Wednesday, January 24, 2007

What about you?

I've been thinking more about my last post and thought I'd solicit a little advice. Let me know what comes to mind...

How did your dad form you?

-or-

How did your dad fail to form you, and you wish he had?

4 comments:

JGanschow said...

Great question.
I greatly admire the relationship you have with your boys.
The relationship with my dad was much the same as a kid. He had me playing out in the woods before I could walk, wrestled with me, played catch, let me "help" him build stuff, etc. But his father was a tough guy, through and through. He was in the Army in Korea, a bounty hunter in Florida, etc. So as I got older, it's been much more of a hand shake relationship. We spend a lot of time together on hunting trips now, but that's about it. There are just some things that I don't know how to talk about with him.

Leslie said...

eyMy parents divorced when I was 4. I saw my dad every other holiday, and an occasional weekend. My sisters and i would have to fly by ourselves to go visit him. Then when he moved closer the car rides were always awkward. Quality time was more like obligated time. I never felt like a daughter, just a responsibility. Even today I'm more of a equal then a daughter due to the fact that I'm always trying to keep him financially responsible.
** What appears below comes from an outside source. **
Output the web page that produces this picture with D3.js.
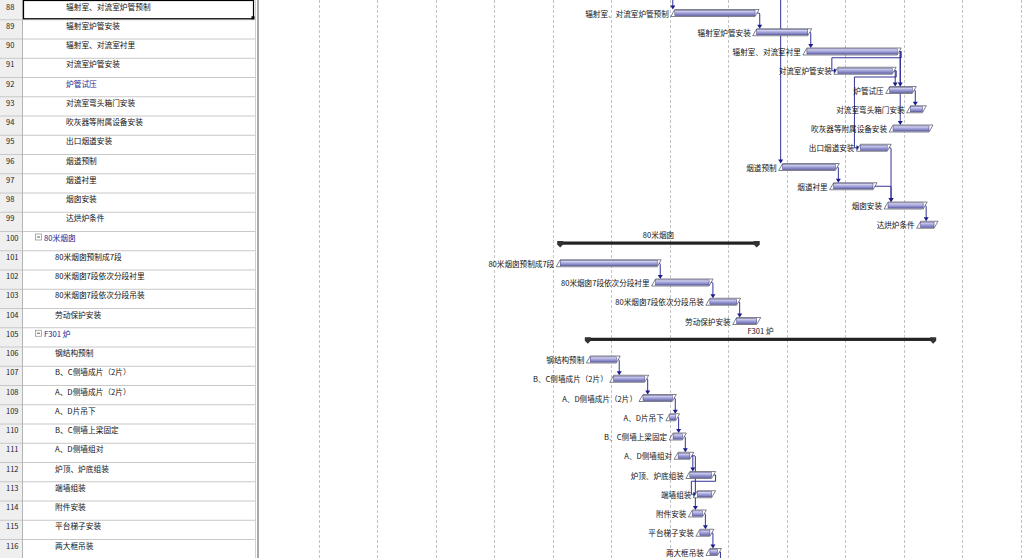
<!DOCTYPE html>
<html>
<head>
<meta charset="utf-8">
<script src="https://cdn.jsdelivr.net/npm/d3@7"></script>
<style>
  html, body { margin: 0; padding: 0; background: #fff; }
  svg { display: block; font-family: "Noto Sans CJK SC", "Noto Sans", sans-serif; }
</style>
</head>
<body>
<svg width="1023" height="558"></svg>
<script>
// Define SVG dimensions
const width = 1023
const height = 558
const rowH = 19.25
const numW = 22
const tableW = 255
const chartLeft = 260

// ---------- data ----------
const rowIds = [88, 89, 90, 91, 92, 93, 94, 95, 96, 97, 98, 99, 100, 101, 102,
  103, 104, 105, 106, 107, 108, 109, 110, 111, 112, 113, 114, 115, 116]

const taskNames = [
  "辐射室、对流室炉管预制", "辐射室炉管安装", "辐射室、对流室衬里", "对流室炉管安装",
  "炉管试压", "对流室弯头箱门安装", "吹灰器等附属设备安装", "出口烟道安装",
  "烟道预制", "烟道衬里", "烟囱安装", "达烘炉条件",
  "80米烟囱", "80米烟囱预制成7段", "80米烟囱7段依次分段衬里", "80米烟囱7段依次分段吊装",
  "劳动保护安装",
  "F301 炉", "钢结构预制", "B、C侧墙成片（2片）", "A、D侧墙成片（2片）", "A、D片吊下",
  "B、C侧墙上梁固定", "A、D侧墙组对", "炉顶、炉底组装", "端墙组装", "附件安装",
  "平台梯子安装", "两大框吊装"
]

// outline level (indent) of each row
const outlineLevel = [4, 4, 4, 4, 4, 4, 4, 4, 4, 4, 4, 4,
  2, 3, 3, 3, 3,
  2, 3, 3, 3, 3, 3, 3, 3, 3, 3, 3, 3]

// summary rows
const summaryRows = [100, 105]
// rows whose name is shown in blue in the table
const blueRows = [92, 100, 105]

// start / finish, in days from the left edge of the timescale
const startDay = [49.6, 59.4, 65.4, 69.1, 75.3, 77.8, 75.7, 71.8, 62.5, 68.6, 75.1, 79.0,
  35.9, 35.9, 47.3, 53.8, 57.0,
  39.2, 39.5, 42.3, 45.8, 49.0, 49.4, 50.0, 51.4, 52.3, 51.7, 52.6, 53.8]
const finishDay = [59.2, 65.5, 76.2, 75.6, 78.0, 79.2, 80.0, 75.0, 68.8, 73.3, 79.3, 80.6,
  59.4, 47.5, 53.7, 57.0, 59.4,
  80.5, 42.6, 46.0, 49.3, 49.7, 50.5, 51.4, 54.0, 54.0, 52.9, 53.8, 54.7]

// finish-to-start links [predecessor, successor]
const links = [
  [88, 89], [89, 90], [90, 91], [90, 92], [91, 92], [90, 94], [92, 93], [91, 95],
  [95, 98], [96, 97], [97, 98], [98, 99],
  [101, 102], [102, 103], [103, 104],
  [106, 107], [107, 108], [108, 109], [109, 110], [110, 111], [111, 112], [111, 114],
  [112, 113], [114, 115], [115, 116]
]
// links coming from tasks above the view / going to tasks below it
const linksFromAbove = [88, 96]
const linksToBelow = [116]

// weekly gridlines (days)
const weekLines = [7, 14, 21, 28, 35, 42, 49, 56, 63, 70, 77, 84, 91]

// ---------- scales ----------
const x = d3.scaleLinear().domain([0, 91]).range([chartLeft, 1021])
const y = d3.scaleBand().domain(rowIds).range([0, rowIds.length * rowH]).padding(0)

const tasks = rowIds.map((id, i) => ({
  id: id, name: taskNames[i], level: outlineLevel[i],
  start: startDay[i], finish: finishDay[i],
  summary: summaryRows.includes(id)
}))
const byId = new Map(tasks.map(t => [t.id, t]))

const svg = d3.select("svg")

svg.append("defs").html(`
  <linearGradient id="barGrad" x1="0" y1="0" x2="0" y2="1">
    <stop offset="0" stop-color="#e4e4f8"/>
    <stop offset="0.45" stop-color="#a8a8dc"/>
    <stop offset="1" stop-color="#6c6cb4"/>
  </linearGradient>`)

//################### table ####################
const table = svg.append("g")

table.append("rect")
  .attr("x", 0).attr("y", 0).attr("width", numW).attr("height", height)
  .attr("fill", "#efefef")

table.selectAll("line.row")
  .data(rowIds)
  .join("line")
  .attr("class", "row")
  .attr("x1", 0).attr("x2", tableW)
  .attr("y1", d => y(d) + rowH + 0.5).attr("y2", d => y(d) + rowH + 0.5)
  .attr("stroke", "#c8c8c8")

table.append("line")
  .attr("x1", numW + 0.5).attr("x2", numW + 0.5)
  .attr("y1", 0).attr("y2", height)
  .attr("stroke", "#b4b4b4")

table.append("line")
  .attr("x1", tableW + 0.5).attr("x2", tableW + 0.5)
  .attr("y1", 0).attr("y2", height)
  .attr("stroke", "#d0d0d0")

// splitter
svg.append("rect")
  .attr("x", 257).attr("y", 0).attr("width", 2).attr("height", height)
  .attr("fill", "#a8a8a8")

table.selectAll("text.num")
  .data(tasks)
  .join("text")
  .attr("class", "num")
  .attr("x", 6)
  .attr("y", d => y(d.id) + 6)
  .attr("dominant-baseline", "central")
  .attr("font-size", 7.5)
  .attr("fill", "#222")
  .text(d => d.id)

table.selectAll("text.name")
  .data(tasks)
  .join("text")
  .attr("class", "name")
  .attr("x", d => numW + d.level * 11)
  .attr("y", d => y(d.id) + 6)
  .attr("dominant-baseline", "central")
  .attr("font-size", 7.7)
  .attr("fill", d => blueRows.includes(d.id) ? "#1c1c90" : "#111")
  .text(d => d.name)

// collapse boxes for summary rows
const boxes = table.selectAll("g.box")
  .data(tasks.filter(d => d.summary))
  .join("g")
  .attr("class", "box")
  .attr("transform", d => `translate(${numW + d.level * 11 - 8.5},${y(d.id) + 3})`)
boxes.append("rect")
  .attr("width", 6).attr("height", 6)
  .attr("fill", "#fff").attr("stroke", "#8a8a8a").attr("stroke-width", 0.7)
boxes.append("line")
  .attr("x1", 1.5).attr("x2", 4.5).attr("y1", 3).attr("y2", 3)
  .attr("stroke", "#333").attr("stroke-width", 0.8)

// selected cell
table.append("rect")
  .attr("x", numW + 1.5).attr("y", 0.5)
  .attr("width", tableW - numW - 3).attr("height", rowH - 1)
  .attr("fill", "none").attr("stroke", "#000").attr("stroke-width", 1.2)
table.append("rect")
  .attr("x", tableW - 3.5).attr("y", rowH - 3)
  .attr("width", 3).attr("height", 3).attr("fill", "#000")

//################### chart ####################
const chart = svg.append("g")

chart.selectAll("line.grid")
  .data(weekLines)
  .join("line")
  .attr("class", "grid")
  .attr("x1", d => Math.round(x(d)) + 0.5).attr("x2", d => Math.round(x(d)) + 0.5)
  .attr("y1", 0).attr("y2", height)
  .attr("stroke", "#c4c4c4")
  .attr("stroke-dasharray", "3,2")

const linkColor = "#1c1c8c"
const barMid = id => y(id) + 13

// links
const linkG = chart.append("g")
function arrowDown(xp, yp) {
  linkG.append("path")
    .attr("d", `M${xp - 2.5},${yp - 4}L${xp + 2.5},${yp - 4}L${xp},${yp}Z`)
    .attr("fill", linkColor)
}
function arrowRight(xp, yp) {
  linkG.append("path")
    .attr("d", `M${xp - 4},${yp - 2.5}L${xp - 4},${yp + 2.5}L${xp},${yp}Z`)
    .attr("fill", linkColor)
}

links.forEach(([a, b]) => {
  const p = byId.get(a), s = byId.get(b)
  const pe = x(p.finish), ss = x(s.start)
  const yp = barMid(a), ys = barMid(b)
  if (ss < pe - 10) {
    const yTurn = y(a) + rowH
    linkG.append("path")
      .attr("d", `M${pe},${yp}H${pe + 4}V${yTurn}H${ss - 6}V${ys}H${ss - 3}`)
      .attr("fill", "none").attr("stroke", linkColor).attr("stroke-width", 0.9)
    arrowRight(ss, ys)
  } else {
    const ax = Math.max(pe + 3, ss + 3)
    linkG.append("path")
      .attr("d", `M${pe},${yp}H${ax - 1}Q${ax},${yp} ${ax},${yp + 1}V${ys - 6}`)
      .attr("fill", "none").attr("stroke", linkColor).attr("stroke-width", 0.9)
    arrowDown(ax, ys - 3.5)
  }
})

linksFromAbove.forEach(id => {
  const t = byId.get(id)
  const ax = x(t.start) - 2
  linkG.append("line")
    .attr("x1", ax).attr("x2", ax).attr("y1", 0).attr("y2", barMid(id) - 6)
    .attr("stroke", linkColor).attr("stroke-width", 0.9)
  arrowDown(ax, barMid(id) - 3.5)
})

linksToBelow.forEach(id => {
  const t = byId.get(id)
  const pe = x(t.finish)
  linkG.append("path")
    .attr("d", `M${pe},${barMid(id)}H${pe + 3}V${height}`)
    .attr("fill", "none").attr("stroke", linkColor).attr("stroke-width", 0.9)
})

// task bars
const normal = tasks.filter(d => !d.summary)
const bars = chart.selectAll("g.bar")
  .data(normal)
  .join("g")
  .attr("class", "bar")

bars.append("path")
  .attr("d", d => {
    const x0 = x(d.start), x1 = x(d.finish), yc = barMid(d.id)
    return `M${x0 - 4},${yc + 3.5}L${x0},${yc - 3.5}L${x1 + 4},${yc - 3.5}L${x1},${yc + 3.5}Z`
  })
  .attr("fill", "#fff").attr("stroke", "#4a4a5a").attr("stroke-width", 0.7)

bars.append("rect")
  .attr("x", d => x(d.start))
  .attr("y", d => barMid(d.id) - 2.6)
  .attr("width", d => x(d.finish) - x(d.start))
  .attr("height", 5.2)
  .attr("fill", "url(#barGrad)")
  .attr("stroke", "#3c3c80").attr("stroke-width", 0.5)

bars.append("text")
  .attr("x", d => x(d.start) - 6)
  .attr("y", d => barMid(d.id))
  .attr("text-anchor", "end")
  .attr("dominant-baseline", "central")
  .attr("font-size", 7.6)
  .attr("fill", "#111")
  .text(d => d.name)

// summary bars
const sums = chart.selectAll("g.sum")
  .data(tasks.filter(d => d.summary))
  .join("g")
  .attr("class", "sum")

sums.append("rect")
  .attr("x", d => x(d.start))
  .attr("y", d => y(d.id) + 10.5)
  .attr("width", d => x(d.finish) - x(d.start))
  .attr("height", 3.2)
  .attr("fill", "#222")

sums.selectAll("path")
  .data(d => [{xp: x(d.start), top: y(d.id) + 10}, {xp: x(d.finish), top: y(d.id) + 10}])
  .join("path")
  .attr("d", c => `M${c.xp - 3},${c.top}H${c.xp + 3}V${c.top + 3.5}L${c.xp},${c.top + 6.5}L${c.xp - 3},${c.top + 3.5}Z`)
  .attr("fill", "#333")

sums.append("text")
  .attr("x", d => (x(d.start) + x(d.finish)) / 2)
  .attr("y", d => y(d.id) + 3.5)
  .attr("text-anchor", "middle")
  .attr("dominant-baseline", "central")
  .attr("font-size", 7.6)
  .attr("fill", "#111")
  .text(d => d.name)
</script>
</body>
</html>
Long story short, I know my involvement or lack thereof with my father has lead me down some paths I didn't want to go..but I know how I want my husband to be with my kids...like you are with your boys.

Anonymous said...

i had a great relationship with my dad growing up. i still do! i attribute that to him treating me with respect and trust. he could have been very strict with me, but he chose to trust me. i can remember talking to other policeman's kids and thier dad's were horribly strict. i didn't even have a curfew! i just needed to let him know where i was and with who. i think the fact that he gave me that trust upfront encouraged me to work hard to keep it. to be a good girl, haha!
Showing me that respect is earned not given based on position or class, is one huge lesson he has repeated to me my whole life. that has enabled me to be confident in what i believe and have the guts to talk to who i need to get things done.
also complimenting my integrity and encouraging me when things get iffy or go bad to "maintain your integrity, Beth."
Just in the past few years have i really beagan to realize how incredibly blessed i am to have the parents i have. i believe your boys will say the same thing about you and Jen.

Chris said...

My dad is a good guy. Coach, father, counselor, he has done a lot for me.

However, maybe because my parents divorced, or maybe because I was the last of the children, there was never much emphasis on motivation. I was never pushed, punished, or really even challenged to do much of anything.

My challenge to you: Push #4 as much as you push #1. Never stop challenging, pushing, loving, questioning any of your children. It will pay off in future motivation of your boys!